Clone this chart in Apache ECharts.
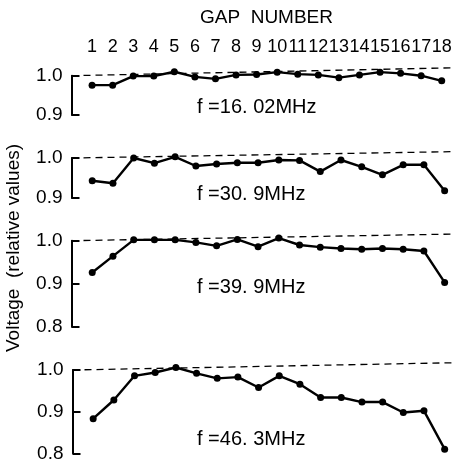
<!DOCTYPE html>
<html>
<head>
<meta charset="utf-8">
<script src="https://cdn.jsdelivr.net/npm/echarts@6/dist/echarts.min.js"></script>
<style>
html,body{margin:0;padding:0;background:#fff;}
#c{width:455px;height:465px;}
</style>
</head>
<body>
<div id="c"></div>
<script>
var gapLabels = ['1','2','3','4','5','6','7','8','9','10','11','12','13','14','15','16','17','18'];
var freqLabels = ['f =16. 02MHz','f =30. 9MHz','f =39. 9MHz','f =46. 3MHz'];
var v16 = [0.976,0.976,0.999,0.999,1.010,0.997,0.992,1.002,1.003,1.009,1.004,1.002,0.995,1.002,1.009,1.006,1.000,0.987];
var v30 = [0.943,0.937,1.000,0.987,1.003,0.980,0.985,0.988,0.988,0.995,0.994,0.966,0.995,0.978,0.958,0.983,0.983,0.918];
var v39 = [0.926,0.964,1.002,1.002,1.002,0.996,0.988,1.003,0.986,1.006,0.990,0.985,0.982,0.980,0.982,0.980,0.976,0.903];
var v46 = [0.883,0.928,0.986,0.994,1.006,0.992,0.980,0.983,0.958,0.986,0.966,0.934,0.934,0.923,0.923,0.898,0.902,0.810];
var yMins = [0.9, 0.9, 0.8, 0.8];
var refStart = [1.0, 1.0, 1.0, 1.0];
var refEnd = [1.020, 1.016, 1.0155, 1.0175];
var xMin = 0, xMax = 18.5;

var seriesVals = [v16, v30, v39, v46];
var FONT = '"Liberation Sans", Arial, sans-serif';

var grids = [
  {left: 71.5, width: 384.4, top: 75.7, height: 39.3},
  {left: 71.5, width: 384.4, top: 158, height: 40},
  {left: 71.5, width: 384.4, top: 240.7, height: 86},
  {left: 72.5, width: 384.4, top: 370, height: 83.3}
];
var labelY = [108, 195, 288, 440];

var xAxes = [], yAxes = [], series = [], graphics = [];
for (var i = 0; i < 4; i++) {
  var isTop = i === 0;
  xAxes.push({
    type: 'value', gridIndex: i, min: xMin, max: xMax, interval: 1,
    position: 'top',
    show: isTop,
    axisLine: {show: false}, axisTick: {show: false}, splitLine: {show: false},
    axisLabel: {
      show: isTop, margin: 20, fontSize: 18, color: '#000', fontFamily: FONT,
      formatter: function (v) {
        var k = Math.round(v);
        return (Math.abs(v - k) < 1e-6 && k >= 1 && k <= gapLabels.length) ? gapLabels[k - 1] : '';
      }
    }
  });
  yAxes.push({
    type: 'value', gridIndex: i, min: yMins[i], max: 1.0, interval: 0.1,
    axisLine: {show: true, lineStyle: {color: '#000', width: 2}},
    axisTick: {show: true, inside: true, length: 8, lineStyle: {color: '#000', width: 2}},
    splitLine: {show: false},
    axisLabel: {
      margin: 9, fontSize: 19, color: '#000', fontFamily: FONT,
      formatter: function (v) { return v.toFixed(1); }
    }
  });
  var pts = seriesVals[i].map(function (v, j) { return [j + 1, v]; });
  series.push({
    type: 'line', xAxisIndex: i, yAxisIndex: i, data: pts,
    clip: false, symbol: 'circle', symbolSize: 7,
    itemStyle: {color: '#000'},
    lineStyle: {color: '#000', width: 2.4},
    silent: true, animation: false, z: 3
  });
  series.push({
    type: 'line', xAxisIndex: i, yAxisIndex: i,
    data: [[xMin, refStart[i]], [xMax, refEnd[i]]],
    clip: false, symbol: 'none',
    lineStyle: {color: '#000', width: 1.3, type: [7, 5]},
    silent: true, animation: false, z: 2
  });
  graphics.push({
    type: 'text', left: 197, top: labelY[i] - 11,
    style: {text: freqLabels[i], fill: '#000', font: '20px ' + FONT}
  });
}
graphics.push({
  type: 'text', left: 200, top: 8,
  style: {text: 'GAP  NUMBER', fill: '#000', font: '19px ' + FONT}
});
graphics.push({
  type: 'text', x: 14, y: 248, rotation: Math.PI / 2,
  style: {text: 'Voltage  (relative values)', fill: '#000', font: '19px ' + FONT,
          textAlign: 'center', textVerticalAlign: 'middle'}
});

var chart = echarts.init(document.getElementById('c'), null, {renderer: 'canvas'});
chart.setOption({
  animation: false,
  backgroundColor: '#fff',
  grid: grids,
  xAxis: xAxes,
  yAxis: yAxes,
  series: series,
  graphic: graphics
});
</script>
</body>
</html>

WHAT IS ASKED:
Print the listing above in full, exactly as written. Omit any pictures.

RESULT OF THE EXERCISE:
Clone this chart in Apache ECharts.
<!DOCTYPE html>
<html>
<head>
<meta charset="utf-8">
<script src="https://cdn.jsdelivr.net/npm/echarts@6/dist/echarts.min.js"></script>
<style>
html,body{margin:0;padding:0;background:#fff;}
#c{width:455px;height:465px;}
</style>
</head>
<body>
<div id="c"></div>
<script>
var gapLabels = ['1','2','3','4','5','6','7','8','9','10','11','12','13','14','15','16','17','18'];
var freqLabels = ['f =16. 02MHz','f =30. 9MHz','f =39. 9MHz','f =46. 3MHz'];
var v16 = [0.976,0.976,0.999,0.999,1.010,0.997,0.992,1.002,1.003,1.009,1.004,1.002,0.995,1.002,1.009,1.006,1.000,0.987];
var v30 = [0.943,0.937,1.000,0.987,1.003,0.980,0.985,0.988,0.988,0.995,0.994,0.966,0.995,0.978,0.958,0.983,0.983,0.918];
var v39 = [0.926,0.964,1.002,1.002,1.002,0.996,0.988,1.003,0.986,1.006,0.990,0.985,0.982,0.980,0.982,0.980,0.976,0.903];
var v46 = [0.883,0.928,0.986,0.994,1.006,0.992,0.980,0.983,0.958,0.986,0.966,0.934,0.934,0.923,0.923,0.898,0.902,0.810];
var yMins = [0.9, 0.9, 0.8, 0.8];
var refStart = [1.0, 1.0, 1.0, 1.0];
var refEnd = [1.020, 1.016, 1.0155, 1.0175];
var xMin = 0, xMax = 18.5;

var seriesVals = [v16, v30, v39, v46];
var FONT = '"Liberation Sans", Arial, sans-serif';

var grids = [
  {left: 71.5, width: 384.4, top: 75.7, height: 39.3},
  {left: 71.5, width: 384.4, top: 158, height: 40},
  {left: 71.5, width: 384.4, top: 240.7, height: 86},
  {left: 72.5, width: 384.4, top: 370, height: 83.3}
];
var labelY = [108, 195, 288, 440];

var xAxes = [], yAxes = [], series = [], graphics = [];
for (var i = 0; i < 4; i++) {
  var isTop = i === 0;
  xAxes.push({
    type: 'value', gridIndex: i, min: xMin, max: xMax, interval: 1,
    position: 'top',
    show: isTop,
    axisLine: {show: false}, axisTick: {show: false}, splitLine: {show: false},
    axisLabel: {
      show: isTop, margin: 20, fontSize: 18, color: '#000', fontFamily: FONT,
      formatter: function (v) {
        var k = Math.round(v);
        return (Math.abs(v - k) < 1e-6 && k >= 1 && k <= gapLabels.length) ? gapLabels[k - 1] : '';
      }
    }
  });
  yAxes.push({
    type: 'value', gridIndex: i, min: yMins[i], max: 1.0, interval: 0.1,
    axisLine: {show: true, lineStyle: {color: '#000', width: 2}},
    axisTick: {show: true, inside: true, length: 8, lineStyle: {color: '#000', width: 2}},
    splitLine: {show: false},
    axisLabel: {
      margin: 9, fontSize: 19, color: '#000', fontFamily: FONT,
      formatter: function (v) { return v.toFixed(1); }
    }
  });
  var pts = seriesVals[i].map(function (v, j) { return [j + 1, v]; });
  series.push({
    type: 'line', xAxisIndex: i, yAxisIndex: i, data: pts,
    clip: false, symbol: 'circle', symbolSize: 7,
    itemStyle: {color: '#000'},
    lineStyle: {color: '#000', width: 2.4},
    silent: true, animation: false, z: 3
  });
  series.push({
    type: 'line', xAxisIndex: i, yAxisIndex: i,
    data: [[xMin, refStart[i]], [xMax, refEnd[i]]],
    clip: false, symbol: 'none',
    lineStyle: {color: '#000', width: 1.3, type: [7, 5]},
    silent: true, animation: false, z: 2
  });
  graphics.push({
    type: 'text', left: 197, top: labelY[i] - 11,
    style: {text: freqLabels[i], fill: '#000', font: '20px ' + FONT}
  });
}
graphics.push({
  type: 'text', left: 200, top: 8,
  style: {text: 'GAP  NUMBER', fill: '#000', font: '19px ' + FONT}
});
graphics.push({
  type: 'text', x: 14, y: 248, rotation: Math.PI / 2,
  style: {text: 'Voltage  (relative values)', fill: '#000', font: '19px ' + FONT,
          textAlign: 'center', textVerticalAlign: 'middle'}
});

var chart = echarts.init(document.getElementById('c'), null, {renderer: 'canvas'});
chart.setOption({
  animation: false,
  backgroundColor: '#fff',
  grid: grids,
  xAxis: xAxes,
  yAxis: yAxes,
  series: series,
  graphic: graphics
});
</script>
</body>
</html>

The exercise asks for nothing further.